A decorated Christmas tree with white lights and a star on top sits in a dim room with windows in the background.

A Tree Full of Stories

Crash, crash, crash! Two weeks before Christmas, my son shatters an ornament with three jabs of a mini hockey stick. I spend the afternoon combing through the carpet for shards of glass and vacuuming until a satisfying array of lines replaces the mess. The hand-painted ornament was a favorite—a souvenir from the San Diego Zoo—and each year when we placed it on the tree, I recalled a day laughing at orangutans, trying on silly hats, and waving to pandas. The pieces clink together like a sad little champagne toast when I pour them into the trash.

Our tree is not color-coordinated; it won’t make you oooh and ahhh or think you are in the entrance of a fancy department store. There are no strands of pearls or perfectly placed ribbon tendrils dancing down the branches. On our tree, there are koalas from Australia, a vermilion torii gate from Kyoto, bride and groom snowmen, and three Baby’s First Christmas baubles. Pipe cleaner candy canes and salt dough handprints cozy up with basketballs and ballerinas. Yellowstone Moose, Mickey Mouse, and Ninja Turtles rub elbows while helicopters hover. Like the zoo ornament lost to preschooler mayhem, each item on our tree tells a story.
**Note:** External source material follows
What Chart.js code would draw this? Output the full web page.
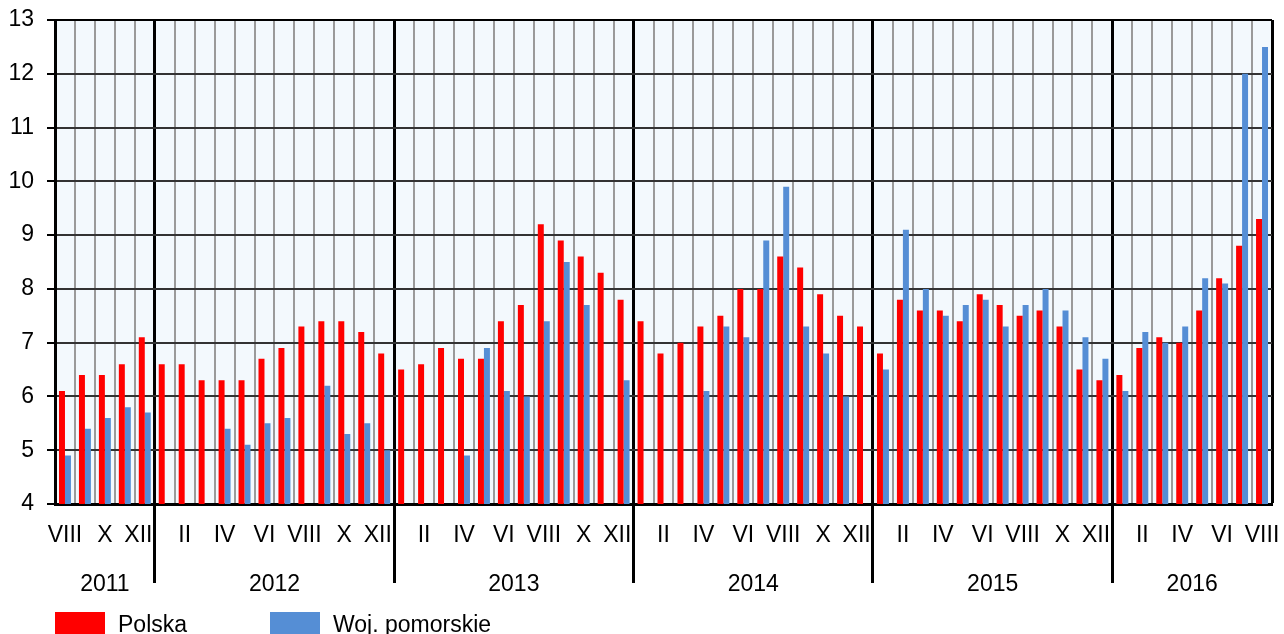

I admire polished trees dripping in delicious velvet ribbons, shiny bulbs, and elegant baubles. But I will champion charming and cheerful boughs, and I will delight in the scrappy, ragamuffin spirit of our tree each year. Every branch is a reflection of our home and our lives: the loud and the soft, simple and intricate, handmade and holy all holding hands. Even the highest branches are no longer out of reach, and I worry about which ornaments we might lose next. But I also know each time we trim the tree, we will tell this story of the mini hockey stick, the crash, crash, crash! And for each broken bulb we will add ten more to our tree full of stories.